There is no method for appealing the county's action in the statute, and I don't see the LLC hauling it to court because the law just doesn't support them-- they might even find the judge revoking the OPRA certificate in a countersuit or at least laying the legal foundation for that.
Grifters Gillette and Garone should reject the OPRA already given to them, but they won't because they have shown their lack of character and commitment to the people in this area by being firmly committed to their three frauds. I am actively involved in getting the state to rescind an OPRA certificate that they never should have issued in the first place, and I am motivated to do so. Build the cheesy townhouses already, and do it with all that money you saved by lying to our naive local officials. I will be keeping an eye on it to make sure they pay their fair share.

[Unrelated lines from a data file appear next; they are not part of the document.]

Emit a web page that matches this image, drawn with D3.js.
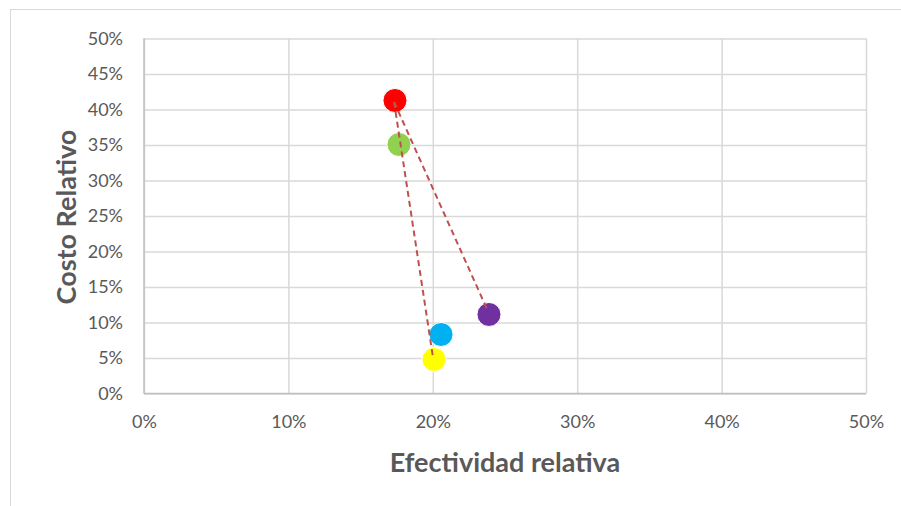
<!DOCTYPE html>
<html>
<head>
  <meta charset="utf-8">
  <title>Costo vs Efectividad</title>
  <style>
    body { margin: 0; background: #fff; }
    text { font-family: Lato, "Open Sans", sans-serif; }
  </style>
</head>
<body>
  <svg width="901" height="506"></svg>
  <script src="https://cdnjs.cloudflare.com/ajax/libs/d3/7.8.5/d3.min.js"></script>
  <script>
    // datos
    let efectividad = [0.1738, 0.1766, 0.2389, 0.2057, 0.2008];
    let costo = [0.4127, 0.3507, 0.1113, 0.0831, 0.0479];
    let colores = ["#FF0000", "#92D050", "#7030A0", "#00B0F0", "#FFFF00"];
    // líneas punteadas (inicio x, inicio y, fin x, fin y)
    let lineasX1 = [0.1732, 0.1732];
    let lineasY1 = [0.4106, 0.4106];
    let lineasX2 = [0.2000, 0.2375];
    let lineasY2 = [0.0528, 0.1190];
    let ticks = [0, 0.1, 0.2, 0.3, 0.4, 0.5];
    let ticksY = [0, 0.05, 0.1, 0.15, 0.2, 0.25, 0.3, 0.35, 0.4, 0.45, 0.5];

    let svg = d3.select("svg");
    let margin = {left: 144, right: 35, top: 38.5, bottom: 112.5};
    let w = 901 - margin.left - margin.right;
    let h = 506 - margin.top - margin.bottom;

    // marco exterior
    svg.append("rect")
       .attr("x", 10.5).attr("y", 9.5)
       .attr("width", 1000).attr("height", 1000)
       .attr("fill", "none").attr("stroke", "#D9D9D9");

    let x = d3.scaleLinear().domain([0, 0.5]).range([0, w]);
    let y = d3.scaleLinear().domain([0, 0.5]).range([h, 0]);
    let g = svg.append("g").attr("transform", "translate(" + margin.left + "," + margin.top + ")");

    let fmt = d3.format(".0%");

    // rejilla
    g.append("g")
     .call(d3.axisLeft(y).tickValues(ticksY).tickSize(-w).tickFormat(""))
     .call(a => a.select(".domain").remove())
     .selectAll("line").attr("stroke", "#D9D9D9").attr("stroke-width", 1.5);
    g.append("g")
     .call(d3.axisBottom(x).tickValues(ticks).tickSize(h).tickFormat(""))
     .call(a => a.select(".domain").remove())
     .selectAll("line").attr("stroke", "#D9D9D9").attr("stroke-width", 1.5);

    // ejes
    let ax = g.append("g").attr("transform", "translate(0," + h + ")")
              .call(d3.axisBottom(x).tickValues(ticks).tickFormat(fmt).tickSize(0).tickPadding(22));
    let ay = g.append("g")
              .call(d3.axisLeft(y).tickValues(ticksY).tickFormat(fmt).tickSize(0).tickPadding(21));
    [ax, ay].forEach(a => {
      a.select(".domain").attr("stroke", "#BFBFBF").attr("stroke-width", 1.5);
      a.selectAll("text").attr("fill", "#595959").style("font-size", "18px");
    });
    ay.select(".domain").attr("d", "M0,0V" + h);
    ax.select(".domain").attr("d", "M0,0H" + w);

    // puntos
    g.selectAll("circle")
     .data(efectividad)
     .enter().append("circle")
     .attr("cx", d => x(d))
     .attr("cy", (d, i) => y(costo[i]))
     .attr("r", 12)
     .attr("fill", (d, i) => colores[i])
     .attr("stroke", "#fff")
     .attr("stroke-width", 1);

    // líneas punteadas
    g.selectAll(".linea")
     .data(lineasX1)
     .enter().append("line")
     .attr("class", "linea")
     .attr("x1", d => x(d))
     .attr("y1", (d, i) => y(lineasY1[i]))
     .attr("x2", (d, i) => x(lineasX2[i]))
     .attr("y2", (d, i) => y(lineasY2[i]))
     .attr("stroke", "#C0504D")
     .attr("stroke-width", 2)
     .attr("stroke-dasharray", "6,4");

    // títulos
    svg.append("text")
       .attr("x", 505).attr("y", 472)
       .attr("text-anchor", "middle")
       .attr("fill", "#595959")
       .style("font-size", "27px").style("font-weight", "bold")
       .text("Efectividad relativa");
    svg.append("text")
       .attr("transform", "translate(76,217) rotate(-90)")
       .attr("text-anchor", "middle")
       .attr("fill", "#595959")
       .style("font-size", "27px").style("font-weight", "bold")
       .text("Costo Relativo");
  </script>
</body>
</html>
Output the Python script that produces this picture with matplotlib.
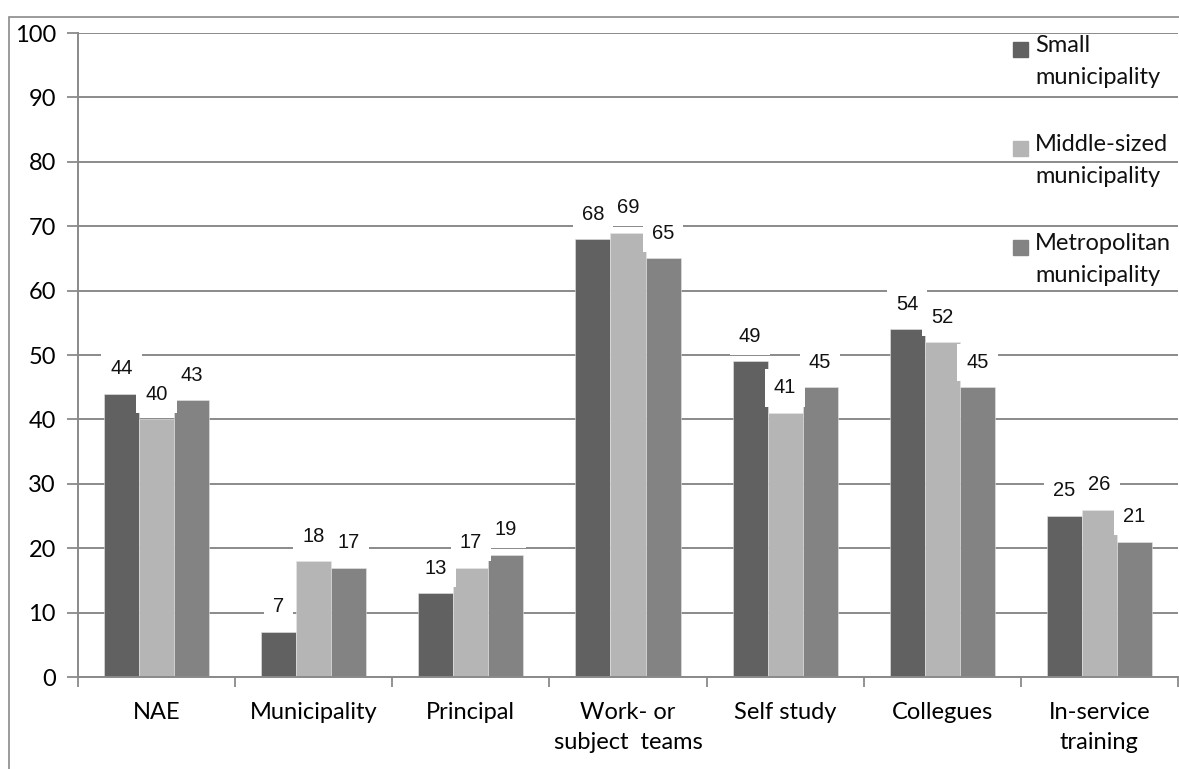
import matplotlib.pyplot as plt
import numpy as np
from matplotlib.patches import Rectangle

# data
categories = ['NAE', 'Municipality', 'Principal', 'Work- or\nsubject  teams',
              'Self study', 'Collegues', 'In-service\ntraining']
series_names = ['Small\nmunicipality', 'Middle-sized\nmunicipality', 'Metropolitan\nmunicipality']
small = [44, 7, 13, 68, 49, 54, 25]
middle = [40, 18, 17, 69, 41, 52, 26]
metro = [43, 17, 19, 65, 45, 45, 21]
colors = ['#616161', '#b5b5b5', '#838383']
yticks = list(range(0, 101, 10))

fig = plt.figure(figsize=(11.79, 7.69), dpi=100)
ax = fig.add_axes([78 / 1179, 1 - 677 / 769, 1100 / 1179, 644 / 769])

# outer chart frame (cropped on the right/bottom like the original)
fig.patches.append(Rectangle((8.5 / 1179, -0.1), 1.2, 1 - 16.5 / 769 + 0.1,
                             transform=fig.transFigure, fill=False,
                             edgecolor='#8a8a8a', linewidth=1.2))

x = np.arange(len(categories))
w = 0.223
label_font = ['Liberation Sans', 'DejaVu Sans']
for i, (vals, c) in enumerate(zip([small, middle, metro], colors)):
    bars = ax.bar(x + (i - 1) * w, vals, width=w, color=c, edgecolor='#e6e6e6',
                  linewidth=0.4, zorder=2)
    for b, v in zip(bars, vals):
        ax.annotate(str(v), (b.get_x() + b.get_width() / 2, v), xytext=(0, 18),
                    textcoords='offset points', ha='center', va='center',
                    fontsize=14.5, family=label_font, color='#111111', zorder=4,
                    bbox=dict(boxstyle='square,pad=0.45', fc='white', ec='none'))

ax.set_xlim(-0.5, len(categories) - 0.5)
ax.set_ylim(0, 100)
ax.set_yticks(yticks)
ax.yaxis.grid(True, color='#8a8a8a', linewidth=1.4, zorder=0)
ax.set_axisbelow(True)

ax.set_xticks(x)
ax.set_xticklabels(categories, fontsize=17, family=['Lato', 'DejaVu Sans'], linespacing=1.55)
ax.set_xticks(np.arange(-0.5, len(categories), 1), minor=True)
ax.tick_params(axis='x', which='major', length=0, pad=18)
ax.tick_params(axis='x', which='minor', length=7, width=1.3, color='#8a8a8a', direction='out')
ax.tick_params(axis='y', length=8, width=1.3, color='#8a8a8a', pad=8)
for t in ax.get_yticklabels():
    t.set_fontsize(17)
    t.set_family(['Lato', 'DejaVu Sans'])

for s in ['top', 'right']:
    ax.spines[s].set_visible(False)
for s in ['left', 'bottom']:
    ax.spines[s].set_color('#8a8a8a')
    ax.spines[s].set_linewidth(1.4)

# legend drawn by hand: square aligned with first text line
legend_y = [49, 148, 247]
for name, c, yp in zip(series_names, colors, legend_y):
    fig.patches.append(Rectangle((1013 / 1179, 1 - (yp + 7.5) / 769), 15 / 1179, 15 / 769,
                                 transform=fig.transFigure, color=c))
    fig.text(1035 / 1179, 1 - (yp - 14) / 769, name, fontsize=17, family=['Lato', 'DejaVu Sans'],
             va='top', ha='left', linespacing=1.65, color='#111111')

fig.savefig('out.png', dpi=100)
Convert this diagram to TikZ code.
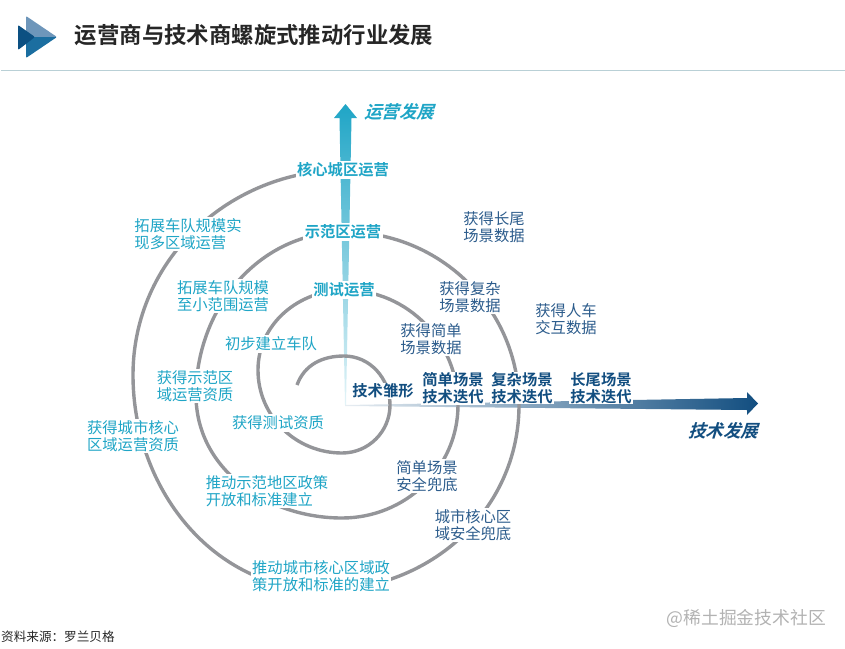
\documentclass[tikz,border=0pt]{standalone}
\usepackage{fontspec}
\usepackage{xcolor}
\usepackage{tikz}
\setmainfont{Noto Sans CJK SC}
\newfontfamily\boldcjk{Noto Sans CJK SC Bold}
\newfontfamily\slantcjk[FakeSlant=0.3]{Noto Sans CJK SC Bold}
\definecolor{tealtext}{HTML}{1FA5C6}
\definecolor{navytext}{HTML}{2C5C8C}
\definecolor{navybold}{HTML}{124E80}
\definecolor{spiralgray}{HTML}{949599}
\definecolor{logolight}{HTML}{6E96BA}
\definecolor{logomid}{HTML}{1B6EA0}
\definecolor{logodark}{HTML}{0C5082}
\definecolor{rulecolor}{HTML}{B9D0D6}
\tikzset{
	lbl/.style={fill=white,inner sep=1.5pt,align=left,font=\fontsize{15.3}{17.5}\selectfont},
	tealbl/.style={lbl,text=tealtext},
	navylbl/.style={lbl,text=navytext},
	tealhead/.style={lbl,text=tealtext,font=\fontsize{15.3}{17.5}\boldcjk},
	navyhead/.style={lbl,text=navybold,font=\fontsize{15.3}{16.5}\boldcjk,inner sep=1pt},
	spiral/.style={spiralgray,line width=3.4pt}
}
\begin{document}
\begin{tikzpicture}[x=1pt,y=-1pt]
	\useasboundingbox (0,0) rectangle (845,648);
	% header
	\fill[rounded corners=1pt,logolight] (26,16)--(57,37)--(26,37)--cycle;
	\fill[rounded corners=1pt,logomid] (26,37)--(57,37)--(26,58)--cycle;
	\fill[rounded corners=1pt,logodark] (18,25)--(35,37)--(18,50)--cycle;
	\node[text=black!85,font=\fontsize{22.4}{26}\boldcjk,inner sep=0pt] (title) at (254,35) {运营商与技术商螺旋式推动行业发展};
	\draw[rulecolor,line width=1pt] (1,70.5) -- (845,70.5);

	% axes
	\shade[top color=tealtext,bottom color=tealtext!12] (345,405)--(339.5,118)--(334,118)--(345.5,104)--(357,118)--(351.5,118)--(346,405)--cycle;
	\shade[left color=navybold!10,right color=navybold] (345,405)--(747,398)--(747,392)--(758,403.5)--(747,415)--(747,410)--(345,406)--cycle;

	% spiral
	\coordinate (s0) at (297,385);
	\coordinate (t1) at (344,356);
	\coordinate (r1) at (390,405);
	\coordinate (b1) at (342,453);
	\coordinate (l1) at (258,370);
	\coordinate (t2) at (345,290);
	\coordinate (r2) at (458,405);
	\coordinate (b2) at (342,518);
	\coordinate (l2) at (196,395);
	\coordinate (t3) at (345,232);
	\coordinate (r3) at (519,405);
	\coordinate (b3) at (325,590);
	\coordinate (l3) at (133,375);
	\coordinate (t4) at (345,170);
	\draw[spiral] (s0) to[out=70,in=180] (t1) to[out=0,in=90] (r1) to[out=-90,in=0] (b1) to[out=180,in=-90] (l1) to[out=90,in=180] (t2) to[out=0,in=90] (r2) to[out=-90,in=0] (b2) to[out=180,in=-90] (l2) to[out=90,in=180] (t3) to[out=0,in=90] (r3) to[out=-90,in=0] (b3) to[out=180,in=-90] (l3) to[out=90,in=180] (t4);

	% labels on the vertical side
	\node[text=tealtext,font=\fontsize{17.5}{20}\slantcjk,inner sep=0pt] (opdev) at (399,112) {运营发展};
	\node[tealhead] (core) at (343,170) {核心城区运营};
	\node[tealhead] (demo) at (343,232) {示范区运营};
	\node[tealhead] (testop) at (344,290) {测试运营};
	\node[tealbl] (scale3) at (188,234) {拓展车队规模实\\现多区域运营};
	\node[tealbl] (scale2) at (223,296) {拓展车队规模\\至小范围运营};
	\node[tealbl] (fleet) at (271,344) {初步建立车队};
	\node[tealbl] (permit2) at (195,386) {获得示范区\\域运营资质};
	\node[tealbl] (permit1) at (278,423) {获得测试资质};
	\node[tealbl] (permit3) at (133,436) {获得城市核心\\区域运营资质};
	\node[tealbl] (policy2) at (267,491) {推动示范地区政策\\开放和标准建立};
	\node[tealbl] (policy3) at (321,576) {推动城市核心区域政\\策开放和标准的建立};

	% labels on the horizontal side
	\node[navyhead] (seed) at (383,391) {技术雏形};
	\node[navyhead] (iter1) at (453,388) {简单场景\\技术迭代};
	\node[navyhead] (iter2) at (522,388) {复杂场景\\技术迭代};
	\node[navyhead] (iter3) at (601,388) {长尾场景\\技术迭代};
	\node[text=navybold,font=\fontsize{17.5}{20}\slantcjk,inner sep=0pt] (techdev) at (723,431) {技术发展};
	\node[navylbl] (data3) at (494,227) {获得长尾\\场景数据};
	\node[navylbl] (data2) at (470,297) {获得复杂\\场景数据};
	\node[navylbl] (data4) at (566,319) {获得人车\\交互数据};
	\node[navylbl] (data1) at (431,339) {获得简单\\场景数据};
	\node[navylbl] (safe1) at (427,476) {简单场景\\安全兜底};
	\node[navylbl] (safe2) at (473,525) {城市核心区\\域安全兜底};

	% footer
	\node[anchor=west,inner sep=0pt,text=black!85,font=\fontsize{12.6}{14}\selectfont] (source) at (1,637) {资料来源：罗兰贝格};
	\node[anchor=east,inner sep=0pt,text=black!30,font=\fontsize{17.8}{20}\selectfont] (mark) at (826,618) {@稀土掘金技术社区};
\end{tikzpicture}
\end{document}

Could it be said that the Ludington School District actually ''warehouses'' students and is not engaged in educating them and thus would meet the requirements of the CRA as a commercial endeavor?
Shinblind, don't give them any ideas, the people overseeing this are stupid enough to think it could be a possibility. When you look back at the school board they should be held accountable for taking a lower bid , like over 10 times lower . Where was the local Historical group? I thought they were all for the keeping of everything Historical. NOPE, sell the building cheep, and demo it, the screw the tax payers and build a cheap apartment building.